While developing his tents, Åke Nordin had gathered a number of different test fabrics from across the world that were piled up in his basement. One day, not long before he was going to head out on one of his countless mountain treks, he happened to see a roll of olive green tent material. The supplier had praised the fabric’s durability, but Åke did not think it was right for his tents. It was too heavy to make a lightweight tent, which was his goal. He un- rolled some of the material and felt it. The tight weave of cotton and polyester was both waterproof and breathable. He pulled a little on the fabric. It did seem to be undeniably strong. He placed the roll on his back and carried it upstairs to the sewing machine in his apartment.

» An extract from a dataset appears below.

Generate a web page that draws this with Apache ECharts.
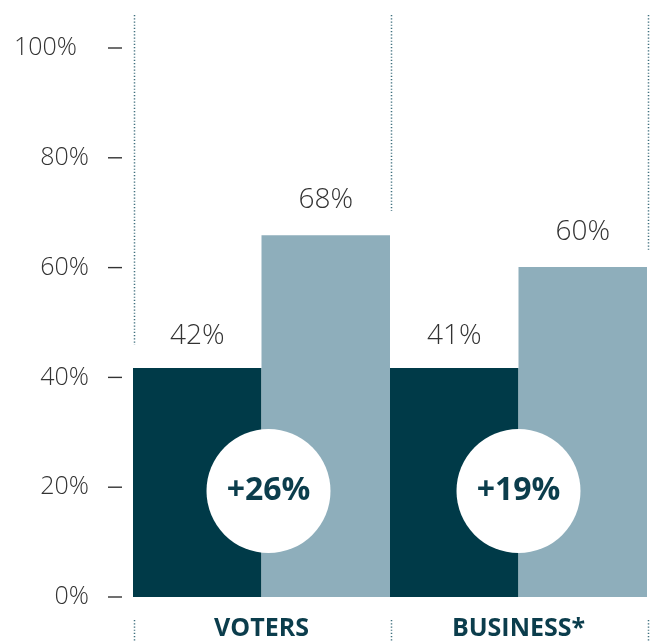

After his successes with the Greenland expedition in 1966 and following long conversation with expedition team members Hasse Hellström and Per-Åke Sjöman about equipment and clothing, Åke had begun to seriously consider making a jacket for mountain climbing. Drawing on Hellström’s knowledge in the area, he sketched a pattern for a functional jacket to be worn when on vertical walls of rock. He put two large pockets on the chest, one for maps and one for cigarettes.
He reasoned that side pockets were unnecessary since mountain climbers often wear a harness and therefore would not be able to access them. He started pumping the pedal on his Singer and watched as the needle strenuously moved across the strong fabric. He sewed a hood into the collar that would follow the movements of the head. The jacket was given the name Greenland Jacket and immediately became a favourite among climbers and, after a few modifications, for general outdoor life in forests and fields. Today the jacket is just as popular, although most people have realised that there are much better uses for one of the breast pockets. A compass, for example.